サイバーアーツジャパン アルスエレクトロニカの30年 ARS ELECTRONICA @東京都現代美術館

東京都現代美術館で行っていた、サイバーアーツジャパン展にいってきました。


そもそも、美術なんて余り縁がないのですが、たまには刺激になるかなと思い、足を伸ばしてみました。


見に行って印象的だったのは、展示品の多くは(感覚的には半数以上)、見ている人が触ったり、音を出したり、操作したりする等、何らかのアクションをすると、音が出たりとか、動いたりとか、映像が出たり、するものが多かったということです。

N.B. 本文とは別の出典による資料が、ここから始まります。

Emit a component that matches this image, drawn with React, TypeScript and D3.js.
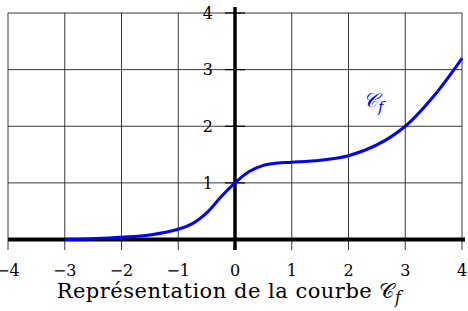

当たり前と言えば、当たり前なのかもしれませんが、この辺が伝統的な絵を描いたり、彫刻を彫ったりといったアートとは大きく違う所なんだと思います。


誤解を恐れずに言うと、絵画や彫刻等の古くからのアートは、創る人が最終形までもっていくのに対して、今回見たアートは、見る人が参加をしないと本当の意味では最終形にはならないのです。


言葉を変えて言うと、現代のアートは物理的な作品そのものを創るのではなく、ある一定の幅を持った結果(音なり、映像なり)を創りだす環境(仕組み)を創ることへと変化しているのではないかと思いました。


こういう発展を遂げたのは、技術の発達は勿論ですが、技術へのアクセスが容易になったのも大きいと思います。
青い色を出す顔料を手に入れるのにも莫大なお金がかかった時代もあったので、パトロンが付かないと絵すらかけなかった時代から、現代ではノートPCですら5万円以下で買える時代です。
以前TVで映画監督の岩井俊二さんが、「映画は見るものではなく、作るものでもあるので、みんなもっと気軽に映画を作ってほしい」といった趣旨のことを言っていましたが、まさにそういうことで、ビデオやカメラ等本当に良い映像が撮れる機器がかなり安く提供されています。


こういった、アートに取り入れられる技術、素材にアクセスがしやすくなったことで、表現の幅が広がっていき、更に作品自体の幅も広がってきたのでしょう。


そう思うと、大胆にも「なんか自分でも創れそうかも」なんて思ってしまいますが、そんなことは即刻頭の外へ蹴りだすことにします。


思ったよりも、心地よい刺激が受けられ、ご機嫌な時間が過ごせました。